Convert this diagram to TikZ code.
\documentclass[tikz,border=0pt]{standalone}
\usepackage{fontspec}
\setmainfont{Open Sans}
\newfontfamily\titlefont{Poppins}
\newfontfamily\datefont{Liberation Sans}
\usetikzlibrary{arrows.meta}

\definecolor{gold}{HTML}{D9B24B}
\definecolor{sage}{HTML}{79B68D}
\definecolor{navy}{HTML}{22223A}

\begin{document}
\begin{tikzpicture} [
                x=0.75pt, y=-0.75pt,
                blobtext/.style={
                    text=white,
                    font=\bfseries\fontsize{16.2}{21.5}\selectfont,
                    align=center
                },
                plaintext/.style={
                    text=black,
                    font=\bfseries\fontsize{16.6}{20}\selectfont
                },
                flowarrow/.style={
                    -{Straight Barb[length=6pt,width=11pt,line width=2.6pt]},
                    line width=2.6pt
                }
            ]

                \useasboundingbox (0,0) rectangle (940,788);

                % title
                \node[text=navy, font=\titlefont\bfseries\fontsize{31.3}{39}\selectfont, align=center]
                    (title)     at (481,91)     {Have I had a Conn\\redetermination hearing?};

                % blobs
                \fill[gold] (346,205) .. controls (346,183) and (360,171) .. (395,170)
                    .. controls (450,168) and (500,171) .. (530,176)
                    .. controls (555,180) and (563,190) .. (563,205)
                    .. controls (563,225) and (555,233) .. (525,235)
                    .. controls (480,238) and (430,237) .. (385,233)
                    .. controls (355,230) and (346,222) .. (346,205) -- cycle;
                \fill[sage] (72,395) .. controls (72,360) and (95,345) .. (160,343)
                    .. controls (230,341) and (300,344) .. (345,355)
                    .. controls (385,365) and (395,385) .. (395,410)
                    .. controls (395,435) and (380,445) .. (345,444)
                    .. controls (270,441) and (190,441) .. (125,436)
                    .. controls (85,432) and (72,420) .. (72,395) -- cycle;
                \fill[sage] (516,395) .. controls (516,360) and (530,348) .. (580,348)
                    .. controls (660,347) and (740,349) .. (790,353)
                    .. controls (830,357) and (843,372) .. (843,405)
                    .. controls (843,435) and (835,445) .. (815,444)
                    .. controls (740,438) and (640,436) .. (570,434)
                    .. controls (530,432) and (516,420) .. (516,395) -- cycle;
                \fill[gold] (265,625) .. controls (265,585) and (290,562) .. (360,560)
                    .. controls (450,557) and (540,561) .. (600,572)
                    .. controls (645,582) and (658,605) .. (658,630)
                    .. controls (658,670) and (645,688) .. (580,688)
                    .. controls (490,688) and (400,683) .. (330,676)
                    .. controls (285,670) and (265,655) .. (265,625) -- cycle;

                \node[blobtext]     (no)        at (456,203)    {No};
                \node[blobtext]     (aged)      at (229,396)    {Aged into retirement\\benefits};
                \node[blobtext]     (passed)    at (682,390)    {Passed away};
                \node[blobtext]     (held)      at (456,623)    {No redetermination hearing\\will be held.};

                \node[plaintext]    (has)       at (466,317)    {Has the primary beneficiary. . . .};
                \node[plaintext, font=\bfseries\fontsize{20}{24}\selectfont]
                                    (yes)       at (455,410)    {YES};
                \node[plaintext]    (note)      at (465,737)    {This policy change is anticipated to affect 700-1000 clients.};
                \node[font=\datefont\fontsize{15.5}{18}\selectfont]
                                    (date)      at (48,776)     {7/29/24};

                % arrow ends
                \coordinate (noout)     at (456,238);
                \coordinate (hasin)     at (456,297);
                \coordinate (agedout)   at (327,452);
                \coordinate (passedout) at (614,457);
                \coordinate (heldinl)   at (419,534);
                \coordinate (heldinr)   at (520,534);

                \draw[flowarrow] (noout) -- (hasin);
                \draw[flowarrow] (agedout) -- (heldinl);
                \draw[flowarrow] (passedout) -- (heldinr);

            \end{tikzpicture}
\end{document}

____________________

**Work required:**
Return the listing above in its exact form.

**Result of this exercise:**
Convert this diagram to TikZ code.
\documentclass[tikz,border=0pt]{standalone}
\usepackage{fontspec}
\setmainfont{Open Sans}
\newfontfamily\titlefont{Poppins}
\newfontfamily\datefont{Liberation Sans}
\usetikzlibrary{arrows.meta}

\definecolor{gold}{HTML}{D9B24B}
\definecolor{sage}{HTML}{79B68D}
\definecolor{navy}{HTML}{22223A}

\begin{document}
\begin{tikzpicture} [
                x=0.75pt, y=-0.75pt,
                blobtext/.style={
                    text=white,
                    font=\bfseries\fontsize{16.2}{21.5}\selectfont,
                    align=center
                },
                plaintext/.style={
                    text=black,
                    font=\bfseries\fontsize{16.6}{20}\selectfont
                },
                flowarrow/.style={
                    -{Straight Barb[length=6pt,width=11pt,line width=2.6pt]},
                    line width=2.6pt
                }
            ]

                \useasboundingbox (0,0) rectangle (940,788);

                % title
                \node[text=navy, font=\titlefont\bfseries\fontsize{31.3}{39}\selectfont, align=center]
                    (title)     at (481,91)     {Have I had a Conn\\redetermination hearing?};

                % blobs
                \fill[gold] (346,205) .. controls (346,183) and (360,171) .. (395,170)
                    .. controls (450,168) and (500,171) .. (530,176)
                    .. controls (555,180) and (563,190) .. (563,205)
                    .. controls (563,225) and (555,233) .. (525,235)
                    .. controls (480,238) and (430,237) .. (385,233)
                    .. controls (355,230) and (346,222) .. (346,205) -- cycle;
                \fill[sage] (72,395) .. controls (72,360) and (95,345) .. (160,343)
                    .. controls (230,341) and (300,344) .. (345,355)
                    .. controls (385,365) and (395,385) .. (395,410)
                    .. controls (395,435) and (380,445) .. (345,444)
                    .. controls (270,441) and (190,441) .. (125,436)
                    .. controls (85,432) and (72,420) .. (72,395) -- cycle;
                \fill[sage] (516,395) .. controls (516,360) and (530,348) .. (580,348)
                    .. controls (660,347) and (740,349) .. (790,353)
                    .. controls (830,357) and (843,372) .. (843,405)
                    .. controls (843,435) and (835,445) .. (815,444)
                    .. controls (740,438) and (640,436) .. (570,434)
                    .. controls (530,432) and (516,420) .. (516,395) -- cycle;
                \fill[gold] (265,625) .. controls (265,585) and (290,562) .. (360,560)
                    .. controls (450,557) and (540,561) .. (600,572)
                    .. controls (645,582) and (658,605) .. (658,630)
                    .. controls (658,670) and (645,688) .. (580,688)
                    .. controls (490,688) and (400,683) .. (330,676)
                    .. controls (285,670) and (265,655) .. (265,625) -- cycle;

                \node[blobtext]     (no)        at (456,203)    {No};
                \node[blobtext]     (aged)      at (229,396)    {Aged into retirement\\benefits};
                \node[blobtext]     (passed)    at (682,390)    {Passed away};
                \node[blobtext]     (held)      at (456,623)    {No redetermination hearing\\will be held.};

                \node[plaintext]    (has)       at (466,317)    {Has the primary beneficiary. . . .};
                \node[plaintext, font=\bfseries\fontsize{20}{24}\selectfont]
                                    (yes)       at (455,410)    {YES};
                \node[plaintext]    (note)      at (465,737)    {This policy change is anticipated to affect 700-1000 clients.};
                \node[font=\datefont\fontsize{15.5}{18}\selectfont]
                                    (date)      at (48,776)     {7/29/24};

                % arrow ends
                \coordinate (noout)     at (456,238);
                \coordinate (hasin)     at (456,297);
                \coordinate (agedout)   at (327,452);
                \coordinate (passedout) at (614,457);
                \coordinate (heldinl)   at (419,534);
                \coordinate (heldinr)   at (520,534);

                \draw[flowarrow] (noout) -- (hasin);
                \draw[flowarrow] (agedout) -- (heldinl);
                \draw[flowarrow] (passedout) -- (heldinr);

            \end{tikzpicture}
\end{document}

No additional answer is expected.